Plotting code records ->
* START *

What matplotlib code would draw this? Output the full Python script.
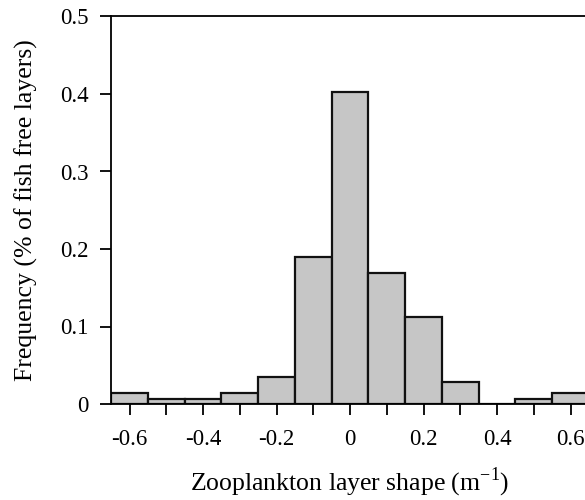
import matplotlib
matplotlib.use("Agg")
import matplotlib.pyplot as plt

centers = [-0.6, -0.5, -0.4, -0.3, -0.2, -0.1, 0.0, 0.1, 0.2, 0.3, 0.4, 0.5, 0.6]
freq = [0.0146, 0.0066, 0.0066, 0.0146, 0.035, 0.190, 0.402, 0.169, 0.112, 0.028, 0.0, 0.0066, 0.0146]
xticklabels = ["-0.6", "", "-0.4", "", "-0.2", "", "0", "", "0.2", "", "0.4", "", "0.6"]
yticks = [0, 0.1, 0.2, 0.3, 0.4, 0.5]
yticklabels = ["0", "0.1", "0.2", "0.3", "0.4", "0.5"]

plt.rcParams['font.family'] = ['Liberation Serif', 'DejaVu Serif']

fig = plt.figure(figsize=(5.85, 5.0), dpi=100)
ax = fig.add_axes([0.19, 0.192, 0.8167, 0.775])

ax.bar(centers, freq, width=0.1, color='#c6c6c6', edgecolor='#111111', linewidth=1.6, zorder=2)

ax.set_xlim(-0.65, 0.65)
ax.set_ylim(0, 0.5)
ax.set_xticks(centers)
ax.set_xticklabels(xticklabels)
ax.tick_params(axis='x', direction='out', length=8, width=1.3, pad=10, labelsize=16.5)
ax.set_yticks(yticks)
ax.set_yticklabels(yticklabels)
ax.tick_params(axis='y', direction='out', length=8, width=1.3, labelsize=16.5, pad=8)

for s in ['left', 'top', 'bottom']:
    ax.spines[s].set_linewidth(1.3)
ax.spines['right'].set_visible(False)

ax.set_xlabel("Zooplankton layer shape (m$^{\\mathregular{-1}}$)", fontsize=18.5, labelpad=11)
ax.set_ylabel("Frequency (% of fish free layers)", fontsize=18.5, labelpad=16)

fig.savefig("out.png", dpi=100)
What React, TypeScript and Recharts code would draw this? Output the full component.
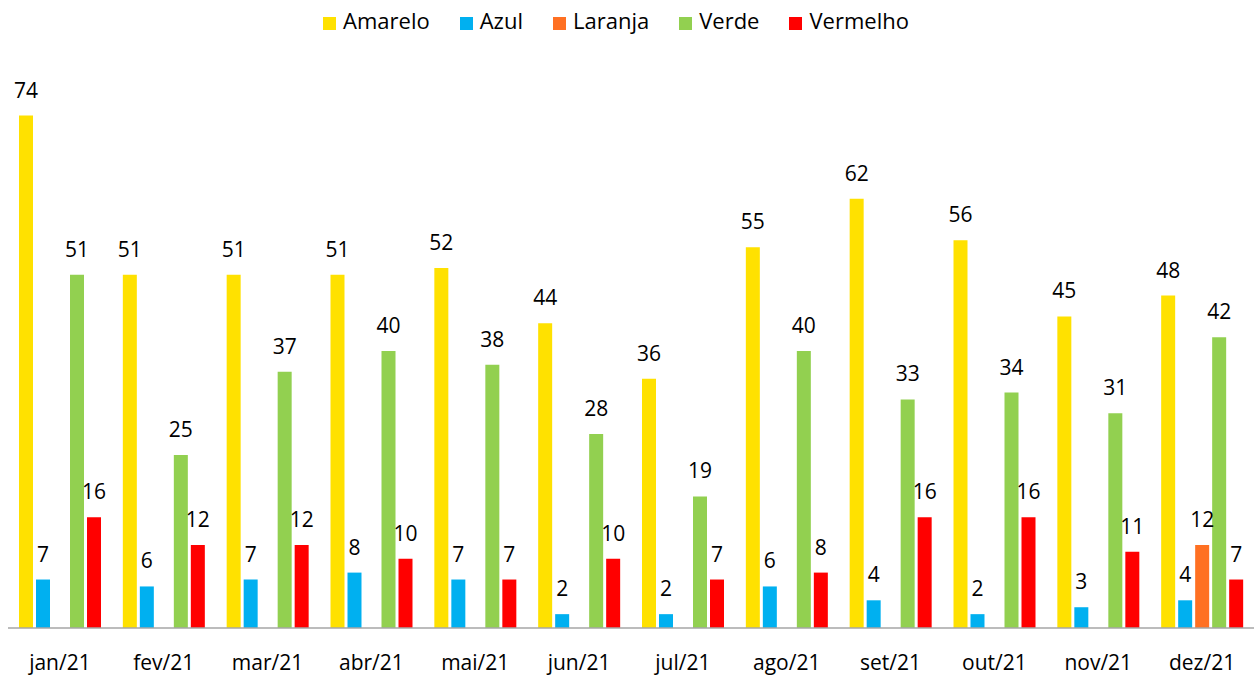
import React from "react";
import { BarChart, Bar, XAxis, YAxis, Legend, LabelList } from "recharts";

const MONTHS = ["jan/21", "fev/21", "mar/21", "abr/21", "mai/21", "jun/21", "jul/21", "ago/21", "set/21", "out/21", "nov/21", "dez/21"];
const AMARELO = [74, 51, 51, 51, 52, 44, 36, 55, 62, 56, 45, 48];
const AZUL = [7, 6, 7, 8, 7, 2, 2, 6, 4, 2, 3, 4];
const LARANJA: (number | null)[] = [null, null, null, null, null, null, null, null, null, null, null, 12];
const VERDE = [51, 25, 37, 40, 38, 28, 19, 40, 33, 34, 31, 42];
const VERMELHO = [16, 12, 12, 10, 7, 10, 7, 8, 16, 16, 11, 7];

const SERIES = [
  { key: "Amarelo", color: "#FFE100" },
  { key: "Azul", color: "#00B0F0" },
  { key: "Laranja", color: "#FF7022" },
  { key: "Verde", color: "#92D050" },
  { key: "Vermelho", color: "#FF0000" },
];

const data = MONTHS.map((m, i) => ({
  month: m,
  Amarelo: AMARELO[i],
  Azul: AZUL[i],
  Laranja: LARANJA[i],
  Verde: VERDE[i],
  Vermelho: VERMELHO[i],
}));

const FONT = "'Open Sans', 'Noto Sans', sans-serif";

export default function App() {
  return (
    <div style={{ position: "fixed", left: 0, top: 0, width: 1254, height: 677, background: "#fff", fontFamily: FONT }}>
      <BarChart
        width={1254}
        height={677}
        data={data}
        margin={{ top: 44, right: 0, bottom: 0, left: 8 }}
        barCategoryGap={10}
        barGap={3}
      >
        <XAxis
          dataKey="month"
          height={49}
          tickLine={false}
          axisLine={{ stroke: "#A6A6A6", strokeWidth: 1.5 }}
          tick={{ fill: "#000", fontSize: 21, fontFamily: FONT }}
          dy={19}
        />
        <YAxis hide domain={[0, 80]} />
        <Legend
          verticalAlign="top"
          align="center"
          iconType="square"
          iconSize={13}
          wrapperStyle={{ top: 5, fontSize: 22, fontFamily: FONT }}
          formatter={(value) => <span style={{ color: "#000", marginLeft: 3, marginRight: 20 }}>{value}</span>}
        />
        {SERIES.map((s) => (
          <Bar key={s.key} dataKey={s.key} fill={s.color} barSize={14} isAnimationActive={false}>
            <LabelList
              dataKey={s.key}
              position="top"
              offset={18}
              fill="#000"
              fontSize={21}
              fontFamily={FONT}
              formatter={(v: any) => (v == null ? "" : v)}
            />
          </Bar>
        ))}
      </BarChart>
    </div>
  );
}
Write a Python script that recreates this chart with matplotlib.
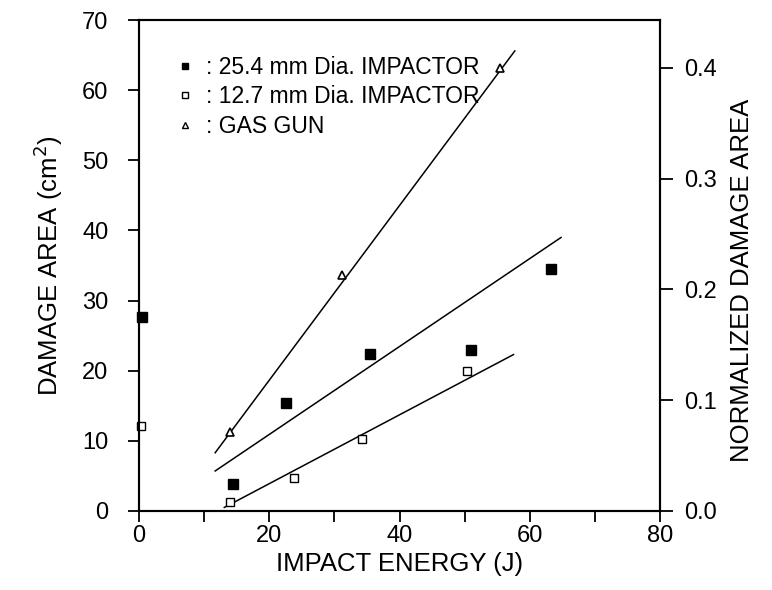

* END *

Copy all the records above exactly, but leave out the pictures.

Solution for this exercise ->
What matplotlib code would draw this? Output the full Python script.
import matplotlib
matplotlib.use("Agg")
import matplotlib.pyplot as plt

centers = [-0.6, -0.5, -0.4, -0.3, -0.2, -0.1, 0.0, 0.1, 0.2, 0.3, 0.4, 0.5, 0.6]
freq = [0.0146, 0.0066, 0.0066, 0.0146, 0.035, 0.190, 0.402, 0.169, 0.112, 0.028, 0.0, 0.0066, 0.0146]
xticklabels = ["-0.6", "", "-0.4", "", "-0.2", "", "0", "", "0.2", "", "0.4", "", "0.6"]
yticks = [0, 0.1, 0.2, 0.3, 0.4, 0.5]
yticklabels = ["0", "0.1", "0.2", "0.3", "0.4", "0.5"]

plt.rcParams['font.family'] = ['Liberation Serif', 'DejaVu Serif']

fig = plt.figure(figsize=(5.85, 5.0), dpi=100)
ax = fig.add_axes([0.19, 0.192, 0.8167, 0.775])

ax.bar(centers, freq, width=0.1, color='#c6c6c6', edgecolor='#111111', linewidth=1.6, zorder=2)

ax.set_xlim(-0.65, 0.65)
ax.set_ylim(0, 0.5)
ax.set_xticks(centers)
ax.set_xticklabels(xticklabels)
ax.tick_params(axis='x', direction='out', length=8, width=1.3, pad=10, labelsize=16.5)
ax.set_yticks(yticks)
ax.set_yticklabels(yticklabels)
ax.tick_params(axis='y', direction='out', length=8, width=1.3, labelsize=16.5, pad=8)

for s in ['left', 'top', 'bottom']:
    ax.spines[s].set_linewidth(1.3)
ax.spines['right'].set_visible(False)

ax.set_xlabel("Zooplankton layer shape (m$^{\\mathregular{-1}}$)", fontsize=18.5, labelpad=11)
ax.set_ylabel("Frequency (% of fish free layers)", fontsize=18.5, labelpad=16)

fig.savefig("out.png", dpi=100)
What React, TypeScript and Recharts code would draw this? Output the full component.
import React from "react";
import { BarChart, Bar, XAxis, YAxis, Legend, LabelList } from "recharts";

const MONTHS = ["jan/21", "fev/21", "mar/21", "abr/21", "mai/21", "jun/21", "jul/21", "ago/21", "set/21", "out/21", "nov/21", "dez/21"];
const AMARELO = [74, 51, 51, 51, 52, 44, 36, 55, 62, 56, 45, 48];
const AZUL = [7, 6, 7, 8, 7, 2, 2, 6, 4, 2, 3, 4];
const LARANJA: (number | null)[] = [null, null, null, null, null, null, null, null, null, null, null, 12];
const VERDE = [51, 25, 37, 40, 38, 28, 19, 40, 33, 34, 31, 42];
const VERMELHO = [16, 12, 12, 10, 7, 10, 7, 8, 16, 16, 11, 7];

const SERIES = [
  { key: "Amarelo", color: "#FFE100" },
  { key: "Azul", color: "#00B0F0" },
  { key: "Laranja", color: "#FF7022" },
  { key: "Verde", color: "#92D050" },
  { key: "Vermelho", color: "#FF0000" },
];

const data = MONTHS.map((m, i) => ({
  month: m,
  Amarelo: AMARELO[i],
  Azul: AZUL[i],
  Laranja: LARANJA[i],
  Verde: VERDE[i],
  Vermelho: VERMELHO[i],
}));

const FONT = "'Open Sans', 'Noto Sans', sans-serif";

export default function App() {
  return (
    <div style={{ position: "fixed", left: 0, top: 0, width: 1254, height: 677, background: "#fff", fontFamily: FONT }}>
      <BarChart
        width={1254}
        height={677}
        data={data}
        margin={{ top: 44, right: 0, bottom: 0, left: 8 }}
        barCategoryGap={10}
        barGap={3}
      >
        <XAxis
          dataKey="month"
          height={49}
          tickLine={false}
          axisLine={{ stroke: "#A6A6A6", strokeWidth: 1.5 }}
          tick={{ fill: "#000", fontSize: 21, fontFamily: FONT }}
          dy={19}
        />
        <YAxis hide domain={[0, 80]} />
        <Legend
          verticalAlign="top"
          align="center"
          iconType="square"
          iconSize={13}
          wrapperStyle={{ top: 5, fontSize: 22, fontFamily: FONT }}
          formatter={(value) => <span style={{ color: "#000", marginLeft: 3, marginRight: 20 }}>{value}</span>}
        />
        {SERIES.map((s) => (
          <Bar key={s.key} dataKey={s.key} fill={s.color} barSize={14} isAnimationActive={false}>
            <LabelList
              dataKey={s.key}
              position="top"
              offset={18}
              fill="#000"
              fontSize={21}
              fontFamily={FONT}
              formatter={(v: any) => (v == null ? "" : v)}
            />
          </Bar>
        ))}
      </BarChart>
    </div>
  );
}
Write a Python script that recreates this chart with matplotlib.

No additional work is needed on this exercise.